Goal: Retype word for word the lines lying between the line containing "Emit a Python" and the line containing "0.986, 0.987, 0.988]", together with those two lines themselves, and nothing besides.

---------- Given data

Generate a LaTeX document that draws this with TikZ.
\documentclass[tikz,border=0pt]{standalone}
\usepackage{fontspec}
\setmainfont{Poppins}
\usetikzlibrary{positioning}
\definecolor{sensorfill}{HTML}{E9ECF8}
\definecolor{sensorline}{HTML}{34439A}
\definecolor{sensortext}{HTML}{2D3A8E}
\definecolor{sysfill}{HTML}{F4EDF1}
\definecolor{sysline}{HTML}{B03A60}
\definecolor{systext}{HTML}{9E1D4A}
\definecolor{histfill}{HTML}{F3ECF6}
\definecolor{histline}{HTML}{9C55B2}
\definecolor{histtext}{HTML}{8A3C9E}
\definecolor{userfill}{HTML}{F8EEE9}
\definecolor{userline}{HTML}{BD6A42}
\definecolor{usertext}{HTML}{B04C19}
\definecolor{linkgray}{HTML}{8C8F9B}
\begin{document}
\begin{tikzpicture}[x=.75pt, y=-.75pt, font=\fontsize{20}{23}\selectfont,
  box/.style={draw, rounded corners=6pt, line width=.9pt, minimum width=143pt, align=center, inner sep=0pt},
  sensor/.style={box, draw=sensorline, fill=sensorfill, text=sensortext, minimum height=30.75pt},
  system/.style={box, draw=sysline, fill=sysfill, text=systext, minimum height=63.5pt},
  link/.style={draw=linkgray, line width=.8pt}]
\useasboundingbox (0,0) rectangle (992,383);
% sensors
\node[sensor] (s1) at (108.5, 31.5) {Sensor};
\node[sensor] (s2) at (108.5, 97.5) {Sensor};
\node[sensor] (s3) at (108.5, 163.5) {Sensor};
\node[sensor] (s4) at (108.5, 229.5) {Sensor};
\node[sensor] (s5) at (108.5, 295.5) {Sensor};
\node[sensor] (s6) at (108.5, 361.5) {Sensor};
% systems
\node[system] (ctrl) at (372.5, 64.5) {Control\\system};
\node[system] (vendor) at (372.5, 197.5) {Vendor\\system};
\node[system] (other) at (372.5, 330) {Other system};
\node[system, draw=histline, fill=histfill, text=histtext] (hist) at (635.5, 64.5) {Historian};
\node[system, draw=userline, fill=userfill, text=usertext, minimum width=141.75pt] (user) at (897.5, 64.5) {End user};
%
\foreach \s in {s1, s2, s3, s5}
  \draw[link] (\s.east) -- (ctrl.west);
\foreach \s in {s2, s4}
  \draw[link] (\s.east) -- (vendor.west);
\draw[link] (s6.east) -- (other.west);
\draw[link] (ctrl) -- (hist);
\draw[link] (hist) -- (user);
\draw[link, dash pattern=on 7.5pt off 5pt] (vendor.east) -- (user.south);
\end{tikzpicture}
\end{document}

--------------------
---------- Given data

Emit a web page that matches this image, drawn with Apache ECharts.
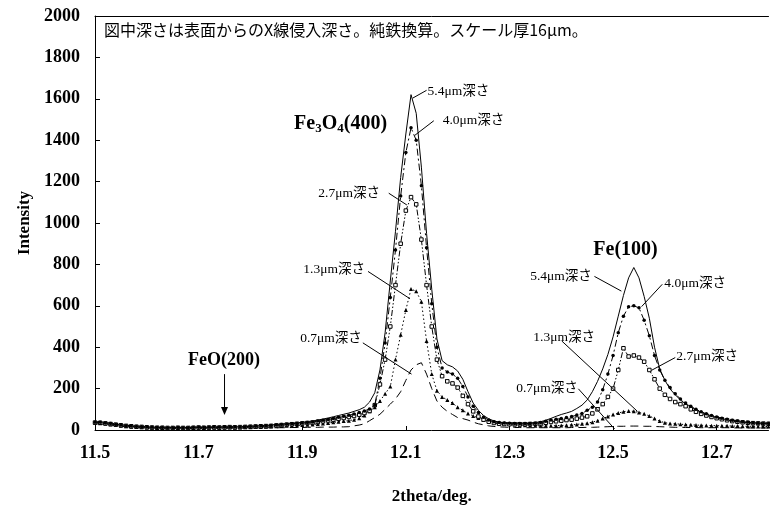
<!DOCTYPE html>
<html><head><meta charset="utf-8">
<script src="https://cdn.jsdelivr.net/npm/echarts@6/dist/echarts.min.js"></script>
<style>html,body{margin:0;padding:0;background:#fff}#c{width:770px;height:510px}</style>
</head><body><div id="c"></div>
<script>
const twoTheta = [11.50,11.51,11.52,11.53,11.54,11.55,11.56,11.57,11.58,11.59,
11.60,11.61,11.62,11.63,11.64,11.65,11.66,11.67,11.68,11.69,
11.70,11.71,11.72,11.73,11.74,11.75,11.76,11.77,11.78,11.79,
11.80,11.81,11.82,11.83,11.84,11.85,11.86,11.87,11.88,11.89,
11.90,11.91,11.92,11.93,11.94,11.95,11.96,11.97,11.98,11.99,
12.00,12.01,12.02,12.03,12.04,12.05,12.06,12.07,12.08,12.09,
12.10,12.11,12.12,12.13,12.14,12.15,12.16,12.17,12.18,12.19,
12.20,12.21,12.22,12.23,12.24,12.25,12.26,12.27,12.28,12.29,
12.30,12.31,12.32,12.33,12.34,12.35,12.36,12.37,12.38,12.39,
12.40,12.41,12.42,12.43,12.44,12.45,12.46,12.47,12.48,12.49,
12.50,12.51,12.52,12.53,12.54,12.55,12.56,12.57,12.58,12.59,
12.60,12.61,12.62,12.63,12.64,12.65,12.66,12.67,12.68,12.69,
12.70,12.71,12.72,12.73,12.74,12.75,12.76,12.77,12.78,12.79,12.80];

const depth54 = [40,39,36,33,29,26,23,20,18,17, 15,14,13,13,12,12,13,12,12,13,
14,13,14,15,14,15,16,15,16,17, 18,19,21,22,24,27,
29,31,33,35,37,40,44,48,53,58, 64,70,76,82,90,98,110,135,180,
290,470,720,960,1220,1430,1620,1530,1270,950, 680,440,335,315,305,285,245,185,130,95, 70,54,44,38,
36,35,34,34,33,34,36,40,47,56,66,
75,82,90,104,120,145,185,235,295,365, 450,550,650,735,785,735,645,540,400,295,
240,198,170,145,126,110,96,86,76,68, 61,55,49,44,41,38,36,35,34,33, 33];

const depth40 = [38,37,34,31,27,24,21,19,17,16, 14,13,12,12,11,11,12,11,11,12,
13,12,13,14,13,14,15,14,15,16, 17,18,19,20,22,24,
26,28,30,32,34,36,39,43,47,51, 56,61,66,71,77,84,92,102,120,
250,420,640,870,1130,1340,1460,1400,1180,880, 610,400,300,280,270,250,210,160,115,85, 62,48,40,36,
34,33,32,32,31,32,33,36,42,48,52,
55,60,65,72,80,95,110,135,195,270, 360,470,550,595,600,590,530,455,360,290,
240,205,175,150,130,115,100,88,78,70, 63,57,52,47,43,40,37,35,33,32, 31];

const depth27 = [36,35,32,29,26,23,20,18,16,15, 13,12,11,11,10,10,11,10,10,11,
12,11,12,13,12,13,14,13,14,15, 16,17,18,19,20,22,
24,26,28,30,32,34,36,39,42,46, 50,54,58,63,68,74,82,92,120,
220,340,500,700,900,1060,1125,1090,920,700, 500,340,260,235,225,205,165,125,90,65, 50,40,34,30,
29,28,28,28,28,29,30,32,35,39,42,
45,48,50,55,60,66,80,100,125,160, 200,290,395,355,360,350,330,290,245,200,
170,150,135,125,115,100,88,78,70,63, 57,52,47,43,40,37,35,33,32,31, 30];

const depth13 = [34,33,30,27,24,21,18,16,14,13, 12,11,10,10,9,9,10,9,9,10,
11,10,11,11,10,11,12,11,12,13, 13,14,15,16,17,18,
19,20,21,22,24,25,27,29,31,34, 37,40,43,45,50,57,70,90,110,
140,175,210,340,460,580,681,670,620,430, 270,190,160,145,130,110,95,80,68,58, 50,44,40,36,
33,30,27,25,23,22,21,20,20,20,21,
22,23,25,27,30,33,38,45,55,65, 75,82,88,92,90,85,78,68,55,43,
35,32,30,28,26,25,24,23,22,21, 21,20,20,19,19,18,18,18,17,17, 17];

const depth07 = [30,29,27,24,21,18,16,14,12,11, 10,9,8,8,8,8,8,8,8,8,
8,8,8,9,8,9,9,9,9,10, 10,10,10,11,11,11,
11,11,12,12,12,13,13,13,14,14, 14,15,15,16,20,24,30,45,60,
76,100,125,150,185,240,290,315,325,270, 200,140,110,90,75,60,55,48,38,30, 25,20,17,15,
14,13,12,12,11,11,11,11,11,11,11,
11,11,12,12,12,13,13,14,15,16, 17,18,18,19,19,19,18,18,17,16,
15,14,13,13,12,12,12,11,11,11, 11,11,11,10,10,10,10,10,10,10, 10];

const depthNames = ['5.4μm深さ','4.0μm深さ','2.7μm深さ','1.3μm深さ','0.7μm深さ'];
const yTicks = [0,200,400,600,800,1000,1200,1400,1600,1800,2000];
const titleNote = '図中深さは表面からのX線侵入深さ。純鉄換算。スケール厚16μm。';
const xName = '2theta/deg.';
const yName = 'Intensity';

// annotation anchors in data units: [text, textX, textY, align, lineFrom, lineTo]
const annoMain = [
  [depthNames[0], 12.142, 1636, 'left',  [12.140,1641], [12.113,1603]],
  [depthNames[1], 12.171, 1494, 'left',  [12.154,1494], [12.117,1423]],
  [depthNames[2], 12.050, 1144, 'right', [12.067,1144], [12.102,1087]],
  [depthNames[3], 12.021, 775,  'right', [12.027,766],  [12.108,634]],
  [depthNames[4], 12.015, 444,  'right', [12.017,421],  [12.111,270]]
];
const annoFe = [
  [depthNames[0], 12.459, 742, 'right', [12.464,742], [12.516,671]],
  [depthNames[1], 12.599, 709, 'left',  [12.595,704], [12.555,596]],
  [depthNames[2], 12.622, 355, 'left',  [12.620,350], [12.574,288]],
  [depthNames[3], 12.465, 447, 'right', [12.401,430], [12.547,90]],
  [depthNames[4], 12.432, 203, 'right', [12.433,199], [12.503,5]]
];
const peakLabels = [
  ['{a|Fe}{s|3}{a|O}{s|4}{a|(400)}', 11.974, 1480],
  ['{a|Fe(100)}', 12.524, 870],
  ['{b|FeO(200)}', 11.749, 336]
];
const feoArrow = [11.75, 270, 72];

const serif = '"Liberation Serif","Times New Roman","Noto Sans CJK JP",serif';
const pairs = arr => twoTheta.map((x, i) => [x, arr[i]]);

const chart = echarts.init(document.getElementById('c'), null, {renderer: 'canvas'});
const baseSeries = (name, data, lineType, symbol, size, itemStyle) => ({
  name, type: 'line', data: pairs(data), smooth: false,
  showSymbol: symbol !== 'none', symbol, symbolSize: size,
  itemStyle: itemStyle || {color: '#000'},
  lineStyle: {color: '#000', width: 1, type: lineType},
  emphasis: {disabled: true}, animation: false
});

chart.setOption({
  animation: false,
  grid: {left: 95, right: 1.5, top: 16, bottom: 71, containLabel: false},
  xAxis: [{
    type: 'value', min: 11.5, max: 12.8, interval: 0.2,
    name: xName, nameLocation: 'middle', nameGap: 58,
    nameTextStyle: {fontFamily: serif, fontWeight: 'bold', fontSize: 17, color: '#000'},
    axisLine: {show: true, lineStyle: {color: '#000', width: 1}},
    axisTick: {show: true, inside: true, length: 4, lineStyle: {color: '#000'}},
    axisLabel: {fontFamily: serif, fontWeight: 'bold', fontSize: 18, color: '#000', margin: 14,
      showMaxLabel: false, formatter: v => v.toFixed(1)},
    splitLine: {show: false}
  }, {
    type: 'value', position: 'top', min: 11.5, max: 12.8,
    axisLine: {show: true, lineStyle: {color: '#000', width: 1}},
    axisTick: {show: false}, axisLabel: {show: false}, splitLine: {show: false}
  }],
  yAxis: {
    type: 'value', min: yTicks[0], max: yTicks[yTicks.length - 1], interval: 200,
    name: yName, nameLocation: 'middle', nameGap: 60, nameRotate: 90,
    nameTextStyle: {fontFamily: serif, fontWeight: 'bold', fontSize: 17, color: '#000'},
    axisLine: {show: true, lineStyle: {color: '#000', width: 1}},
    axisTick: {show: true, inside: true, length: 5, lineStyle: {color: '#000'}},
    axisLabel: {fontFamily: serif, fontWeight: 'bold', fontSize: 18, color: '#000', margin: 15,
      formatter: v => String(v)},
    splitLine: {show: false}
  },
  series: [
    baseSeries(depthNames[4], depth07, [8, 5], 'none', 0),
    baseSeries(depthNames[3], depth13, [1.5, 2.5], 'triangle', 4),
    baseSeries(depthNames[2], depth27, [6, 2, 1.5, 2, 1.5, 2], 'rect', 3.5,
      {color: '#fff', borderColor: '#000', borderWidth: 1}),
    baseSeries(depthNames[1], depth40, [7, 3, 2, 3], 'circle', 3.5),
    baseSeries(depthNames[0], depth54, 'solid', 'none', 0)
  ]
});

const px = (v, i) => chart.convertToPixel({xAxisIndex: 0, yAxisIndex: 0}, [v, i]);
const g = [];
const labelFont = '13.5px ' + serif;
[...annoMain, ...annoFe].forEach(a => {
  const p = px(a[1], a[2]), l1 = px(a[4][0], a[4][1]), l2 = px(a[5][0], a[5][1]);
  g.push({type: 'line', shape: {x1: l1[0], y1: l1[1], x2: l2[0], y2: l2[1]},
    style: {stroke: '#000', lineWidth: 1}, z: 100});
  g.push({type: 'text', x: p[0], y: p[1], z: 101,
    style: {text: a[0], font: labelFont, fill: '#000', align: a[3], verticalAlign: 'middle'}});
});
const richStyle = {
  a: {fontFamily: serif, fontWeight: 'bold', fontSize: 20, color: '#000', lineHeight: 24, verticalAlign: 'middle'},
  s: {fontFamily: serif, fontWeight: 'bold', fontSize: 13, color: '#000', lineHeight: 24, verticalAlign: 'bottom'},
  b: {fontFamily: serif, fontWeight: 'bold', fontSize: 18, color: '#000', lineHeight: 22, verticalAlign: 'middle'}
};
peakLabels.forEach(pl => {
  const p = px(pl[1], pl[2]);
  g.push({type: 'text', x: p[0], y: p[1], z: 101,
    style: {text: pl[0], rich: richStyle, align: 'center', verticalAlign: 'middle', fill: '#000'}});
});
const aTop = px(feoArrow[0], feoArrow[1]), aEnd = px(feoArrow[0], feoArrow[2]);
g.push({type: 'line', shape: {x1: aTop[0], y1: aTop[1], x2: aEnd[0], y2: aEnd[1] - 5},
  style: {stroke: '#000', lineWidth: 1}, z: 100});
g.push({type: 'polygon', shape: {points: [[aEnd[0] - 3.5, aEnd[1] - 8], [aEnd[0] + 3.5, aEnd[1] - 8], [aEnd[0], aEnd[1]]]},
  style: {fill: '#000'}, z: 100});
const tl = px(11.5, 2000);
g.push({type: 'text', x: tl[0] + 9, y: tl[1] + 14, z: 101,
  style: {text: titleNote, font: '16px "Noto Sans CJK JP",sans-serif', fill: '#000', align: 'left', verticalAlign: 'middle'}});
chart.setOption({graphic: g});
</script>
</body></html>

--------------------
---------- Given data

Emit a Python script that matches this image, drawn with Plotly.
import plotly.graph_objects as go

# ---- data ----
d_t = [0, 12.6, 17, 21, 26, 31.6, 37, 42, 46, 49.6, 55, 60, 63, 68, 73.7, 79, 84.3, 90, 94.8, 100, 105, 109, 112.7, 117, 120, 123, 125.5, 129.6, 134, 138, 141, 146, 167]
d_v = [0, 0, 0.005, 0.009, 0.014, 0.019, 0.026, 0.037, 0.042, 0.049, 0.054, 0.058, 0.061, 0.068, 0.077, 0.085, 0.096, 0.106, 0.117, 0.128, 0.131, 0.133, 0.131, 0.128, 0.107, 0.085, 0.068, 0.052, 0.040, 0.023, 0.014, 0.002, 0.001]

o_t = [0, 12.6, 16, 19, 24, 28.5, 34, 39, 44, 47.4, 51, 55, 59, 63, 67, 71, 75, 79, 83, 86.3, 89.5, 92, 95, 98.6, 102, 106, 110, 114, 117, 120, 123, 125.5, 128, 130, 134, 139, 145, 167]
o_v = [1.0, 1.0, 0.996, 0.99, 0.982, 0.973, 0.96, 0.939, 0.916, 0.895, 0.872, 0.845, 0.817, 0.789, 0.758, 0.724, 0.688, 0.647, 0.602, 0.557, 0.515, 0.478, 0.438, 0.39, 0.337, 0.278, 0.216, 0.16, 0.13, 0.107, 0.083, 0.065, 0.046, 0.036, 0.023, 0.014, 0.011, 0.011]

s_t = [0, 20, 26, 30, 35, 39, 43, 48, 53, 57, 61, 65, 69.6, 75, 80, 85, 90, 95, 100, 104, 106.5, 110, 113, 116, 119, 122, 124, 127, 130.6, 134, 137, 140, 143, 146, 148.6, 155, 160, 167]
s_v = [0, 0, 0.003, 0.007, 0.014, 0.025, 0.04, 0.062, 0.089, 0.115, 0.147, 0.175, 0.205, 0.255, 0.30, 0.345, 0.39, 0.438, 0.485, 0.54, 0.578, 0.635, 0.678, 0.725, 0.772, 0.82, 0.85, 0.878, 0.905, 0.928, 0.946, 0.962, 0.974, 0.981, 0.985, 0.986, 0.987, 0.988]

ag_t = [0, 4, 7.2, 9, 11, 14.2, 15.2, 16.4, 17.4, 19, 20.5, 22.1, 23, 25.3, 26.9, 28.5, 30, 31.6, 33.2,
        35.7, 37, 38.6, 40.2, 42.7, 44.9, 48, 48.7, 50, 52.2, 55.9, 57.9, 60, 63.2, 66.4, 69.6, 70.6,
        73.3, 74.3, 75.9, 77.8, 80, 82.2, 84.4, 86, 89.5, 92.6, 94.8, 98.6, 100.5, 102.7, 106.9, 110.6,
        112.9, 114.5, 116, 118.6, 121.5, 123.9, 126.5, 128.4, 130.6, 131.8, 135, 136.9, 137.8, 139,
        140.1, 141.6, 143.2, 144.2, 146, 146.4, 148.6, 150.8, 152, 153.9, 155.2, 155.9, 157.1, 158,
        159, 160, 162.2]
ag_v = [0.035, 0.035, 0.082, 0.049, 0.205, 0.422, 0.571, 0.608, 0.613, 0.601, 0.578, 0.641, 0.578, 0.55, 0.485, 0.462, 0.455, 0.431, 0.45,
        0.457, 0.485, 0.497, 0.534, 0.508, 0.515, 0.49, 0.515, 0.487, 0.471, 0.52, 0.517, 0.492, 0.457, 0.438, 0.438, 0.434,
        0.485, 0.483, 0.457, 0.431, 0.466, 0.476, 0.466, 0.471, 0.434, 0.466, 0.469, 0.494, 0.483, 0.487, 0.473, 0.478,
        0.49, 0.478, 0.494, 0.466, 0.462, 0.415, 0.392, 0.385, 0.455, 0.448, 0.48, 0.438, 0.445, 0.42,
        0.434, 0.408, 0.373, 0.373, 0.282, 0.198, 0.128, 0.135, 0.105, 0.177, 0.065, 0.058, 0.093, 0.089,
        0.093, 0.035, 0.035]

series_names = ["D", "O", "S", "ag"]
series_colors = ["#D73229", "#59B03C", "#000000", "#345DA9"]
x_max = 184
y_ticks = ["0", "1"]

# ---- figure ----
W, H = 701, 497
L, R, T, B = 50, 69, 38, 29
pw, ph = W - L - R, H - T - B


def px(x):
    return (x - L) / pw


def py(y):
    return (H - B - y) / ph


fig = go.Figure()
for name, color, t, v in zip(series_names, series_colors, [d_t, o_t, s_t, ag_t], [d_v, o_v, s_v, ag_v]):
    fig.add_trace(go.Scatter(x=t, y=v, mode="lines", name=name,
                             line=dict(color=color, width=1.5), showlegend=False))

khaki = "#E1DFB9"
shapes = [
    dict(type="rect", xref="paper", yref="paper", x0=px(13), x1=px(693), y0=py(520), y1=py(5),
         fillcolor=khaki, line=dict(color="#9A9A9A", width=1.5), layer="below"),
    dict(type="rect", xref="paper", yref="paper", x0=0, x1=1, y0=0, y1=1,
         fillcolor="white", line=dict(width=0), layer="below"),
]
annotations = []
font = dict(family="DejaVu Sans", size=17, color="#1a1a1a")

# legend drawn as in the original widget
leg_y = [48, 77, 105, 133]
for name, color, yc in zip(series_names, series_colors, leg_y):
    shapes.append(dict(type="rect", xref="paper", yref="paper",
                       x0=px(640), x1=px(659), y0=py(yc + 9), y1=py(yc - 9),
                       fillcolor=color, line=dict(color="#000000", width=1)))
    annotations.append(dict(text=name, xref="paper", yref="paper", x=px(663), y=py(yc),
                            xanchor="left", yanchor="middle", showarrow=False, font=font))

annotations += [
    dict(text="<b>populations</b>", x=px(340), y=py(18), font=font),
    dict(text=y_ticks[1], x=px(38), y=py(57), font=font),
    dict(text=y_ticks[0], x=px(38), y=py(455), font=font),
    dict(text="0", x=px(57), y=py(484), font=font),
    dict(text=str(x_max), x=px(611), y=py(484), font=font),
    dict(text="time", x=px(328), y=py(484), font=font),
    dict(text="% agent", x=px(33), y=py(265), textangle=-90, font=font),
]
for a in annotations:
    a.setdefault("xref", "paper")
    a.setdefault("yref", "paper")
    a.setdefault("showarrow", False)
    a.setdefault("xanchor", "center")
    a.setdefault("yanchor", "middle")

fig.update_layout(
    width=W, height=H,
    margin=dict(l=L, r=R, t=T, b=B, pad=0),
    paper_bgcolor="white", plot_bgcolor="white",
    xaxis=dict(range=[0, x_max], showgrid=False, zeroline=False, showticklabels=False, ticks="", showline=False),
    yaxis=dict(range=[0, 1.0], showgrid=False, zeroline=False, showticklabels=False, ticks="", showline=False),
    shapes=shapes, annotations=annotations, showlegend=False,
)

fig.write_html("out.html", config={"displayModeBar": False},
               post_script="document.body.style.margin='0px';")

--------------------

Answer to this problem:
Emit a Python script that matches this image, drawn with Plotly.
import plotly.graph_objects as go

# ---- data ----
d_t = [0, 12.6, 17, 21, 26, 31.6, 37, 42, 46, 49.6, 55, 60, 63, 68, 73.7, 79, 84.3, 90, 94.8, 100, 105, 109, 112.7, 117, 120, 123, 125.5, 129.6, 134, 138, 141, 146, 167]
d_v = [0, 0, 0.005, 0.009, 0.014, 0.019, 0.026, 0.037, 0.042, 0.049, 0.054, 0.058, 0.061, 0.068, 0.077, 0.085, 0.096, 0.106, 0.117, 0.128, 0.131, 0.133, 0.131, 0.128, 0.107, 0.085, 0.068, 0.052, 0.040, 0.023, 0.014, 0.002, 0.001]

o_t = [0, 12.6, 16, 19, 24, 28.5, 34, 39, 44, 47.4, 51, 55, 59, 63, 67, 71, 75, 79, 83, 86.3, 89.5, 92, 95, 98.6, 102, 106, 110, 114, 117, 120, 123, 125.5, 128, 130, 134, 139, 145, 167]
o_v = [1.0, 1.0, 0.996, 0.99, 0.982, 0.973, 0.96, 0.939, 0.916, 0.895, 0.872, 0.845, 0.817, 0.789, 0.758, 0.724, 0.688, 0.647, 0.602, 0.557, 0.515, 0.478, 0.438, 0.39, 0.337, 0.278, 0.216, 0.16, 0.13, 0.107, 0.083, 0.065, 0.046, 0.036, 0.023, 0.014, 0.011, 0.011]

s_t = [0, 20, 26, 30, 35, 39, 43, 48, 53, 57, 61, 65, 69.6, 75, 80, 85, 90, 95, 100, 104, 106.5, 110, 113, 116, 119, 122, 124, 127, 130.6, 134, 137, 140, 143, 146, 148.6, 155, 160, 167]
s_v = [0, 0, 0.003, 0.007, 0.014, 0.025, 0.04, 0.062, 0.089, 0.115, 0.147, 0.175, 0.205, 0.255, 0.30, 0.345, 0.39, 0.438, 0.485, 0.54, 0.578, 0.635, 0.678, 0.725, 0.772, 0.82, 0.85, 0.878, 0.905, 0.928, 0.946, 0.962, 0.974, 0.981, 0.985, 0.986, 0.987, 0.988]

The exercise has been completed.